“Ink and paper”: A Study on the English Editions and the Italian Translations of Shakespeare’s Antony and Cleopatra
Published 12/18/2023 — Updated on 06/13/2024
Keywords
- English Early Modern Literature,
- William Shakespeare,
- Antony and Cleopatra,
- Literary Translation,
- Translation Studies
Copyright (c) 2023 Valentina Rossi
This work is licensed under a Creative Commons Attribution 4.0 International License.
Abstract
Shakespeare’s Antony and Cleopatra boasts a peculiar typographical and editorial history.
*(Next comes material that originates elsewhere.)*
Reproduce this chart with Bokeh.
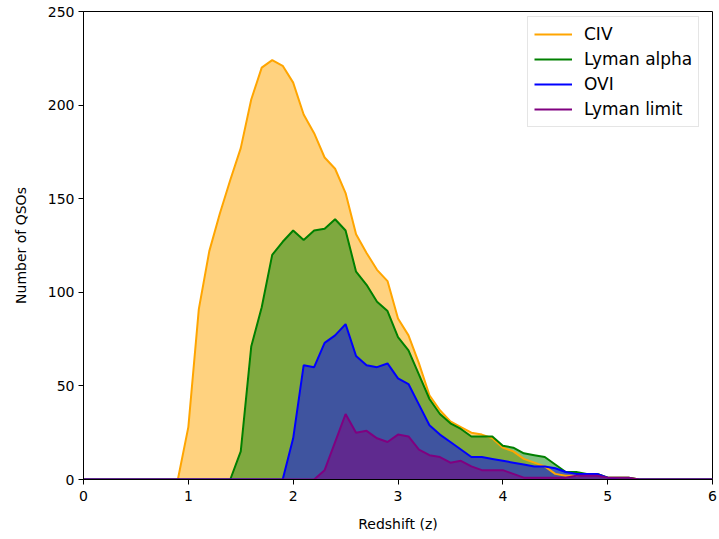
from bokeh.plotting import figure
from bokeh.models import Range1d, Legend, LegendItem, FixedTicker
from bokeh.embed import file_html
from bokeh.resources import INLINE

redshift = [0.0, 0.1, 0.2, 0.3, 0.4, 0.5, 0.6, 0.7, 0.8, 0.9,
            1.0, 1.1, 1.2, 1.3, 1.4, 1.5, 1.6, 1.7, 1.8, 1.9,
            2.0, 2.1, 2.2, 2.3, 2.4, 2.5, 2.6, 2.7, 2.8, 2.9,
            3.0, 3.1, 3.2, 3.3, 3.4, 3.5, 3.6, 3.7, 3.8, 3.9,
            4.0, 4.1, 4.2, 4.3, 4.4, 4.5, 4.6, 4.7, 4.8, 4.9,
            5.0, 5.1, 5.2, 5.3, 5.4, 5.5, 5.6, 5.7, 5.8, 5.9, 6.0]

civ = [0, 0, 0, 0, 0, 0, 0, 0, 0, 0,
       28, 91, 122, 142, 160, 177, 203, 220, 224, 221,
       212, 195, 185, 172, 166, 153, 131, 121, 112, 106,
       86, 77, 62, 45, 37, 31, 28, 25, 24, 22,
       17, 15, 11, 9, 7, 3, 2, 2, 3, 3,
       1, 1, 1, 0, 0, 0, 0, 0, 0, 0, 0]

lyman_alpha = [0, 0, 0, 0, 0, 0, 0, 0, 0, 0,
               0, 0, 0, 0, 0, 15, 71, 92, 120, 127,
               133, 128, 133, 134, 139, 133, 111, 104, 95, 90,
               76, 69, 56, 43, 35, 30, 27, 23, 23, 23,
               18, 17, 14, 13, 12, 8, 4, 4, 3, 3,
               1, 1, 1, 0, 0, 0, 0, 0, 0, 0, 0]

ovi = [0, 0, 0, 0, 0, 0, 0, 0, 0, 0,
       0, 0, 0, 0, 0, 0, 0, 0, 0, 0,
       22, 61, 60, 73, 77, 83, 66, 61, 60, 62,
       54, 51, 40, 29, 24, 20, 16, 12, 12, 11,
       10, 9, 8, 7, 7, 6, 4, 3, 3, 3,
       1, 0, 0, 0, 0, 0, 0, 0, 0, 0, 0]

lyman_limit = [0, 0, 0, 0, 0, 0, 0, 0, 0, 0,
               0, 0, 0, 0, 0, 0, 0, 0, 0, 0,
               0, 0, 0, 5, 20, 35, 25, 26, 22, 20,
               24, 23, 16, 13, 12, 9, 10, 7, 5, 5,
               5, 3, 1, 1, 1, 1, 1, 2, 2, 2,
               1, 1, 1, 0, 0, 0, 0, 0, 0, 0, 0]

series = [("CIV", civ, "#FFA500"),
          ("Lyman alpha", lyman_alpha, "#008000"),
          ("OVI", ovi, "#0000FF"),
          ("Lyman limit", lyman_limit, "#800080")]

x_ticks = [0, 1, 2, 3, 4, 5, 6]
y_ticks = [0, 50, 100, 150, 200, 250]

FONT = "DejaVu Sans"

p = figure(width=719, height=539, output_backend="svg", toolbar_location=None,
           x_range=Range1d(0, 6), y_range=Range1d(0, 250),
           min_border_left=83, min_border_right=7, min_border_top=11, min_border_bottom=60)

p.xgrid.visible = False
p.ygrid.visible = False
p.outline_line_color = "black"
p.outline_line_width = 1
p.background_fill_color = "white"
p.border_fill_color = "white"

# fills first (matplotlib draws collections beneath lines)
for name, vals, col in series:
    p.varea(x=redshift, y1=0, y2=vals, fill_color=col, fill_alpha=0.5)

items = []
for name, vals, col in series:
    r = p.line(redshift, vals, line_color=col, line_width=2)
    items.append(LegendItem(label=name, renderers=[r]))

for ax in (p.xaxis[0], p.yaxis[0]):
    ax.axis_line_color = "black"
    ax.major_tick_line_color = "black"
    ax.major_tick_out = 5
    ax.major_tick_in = 0
    ax.minor_tick_out = 0
    ax.minor_tick_in = 0
    ax.major_label_text_font = FONT
    ax.major_label_text_font_size = "14px"
    ax.major_label_text_color = "black"
    ax.axis_label_text_font = FONT
    ax.axis_label_text_font_size = "14px"
    ax.axis_label_text_font_style = "normal"
    ax.axis_label_text_color = "black"

p.xaxis[0].major_label_standoff = 6
p.yaxis[0].major_label_standoff = 4
p.xaxis[0].ticker = FixedTicker(ticks=x_ticks)
p.yaxis[0].ticker = FixedTicker(ticks=y_ticks)
p.xaxis[0].axis_label = "Redshift (z)"
p.yaxis[0].axis_label = "Number of QSOs"
p.xaxis[0].axis_label_standoff = 12
p.yaxis[0].axis_label_standoff = 16

legend = Legend(items=items, location=(444, 352))
legend.label_text_font = FONT
legend.label_text_font_size = "17px"
legend.label_text_color = "black"
legend.glyph_width = 38
legend.glyph_height = 22
legend.label_height = 22
legend.label_standoff = 12
legend.spacing = 3
legend.padding = 6
legend.margin = 0
legend.border_line_color = "#cccccc"
legend.border_line_width = 1
legend.background_fill_alpha = 0.8
p.add_layout(legend)

open("out.html", "w").write(file_html(p, INLINE))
Despite the fact that the version contained in the so-called First Folio is “the only authoritative” (Ridley 1954: VII), several variations differentiate the text published in 1623 from the copies that were printed in the seventeenth and eighteenth century. Nevertheless, such copies ineluctably affected the English contemporary editions as well the Italian translations of the selected Roman play that were published from the nineteenth century onwards. The present paper aims to reconstruct the history of both the English and the Italian editions of Shakespeare’s Antony and Cleopatra, in order to understand how the evolution of both the translation theories and the editorial tendencies have shaped the structure as well the stylistic features of the tragedy, consequently affecting its reception.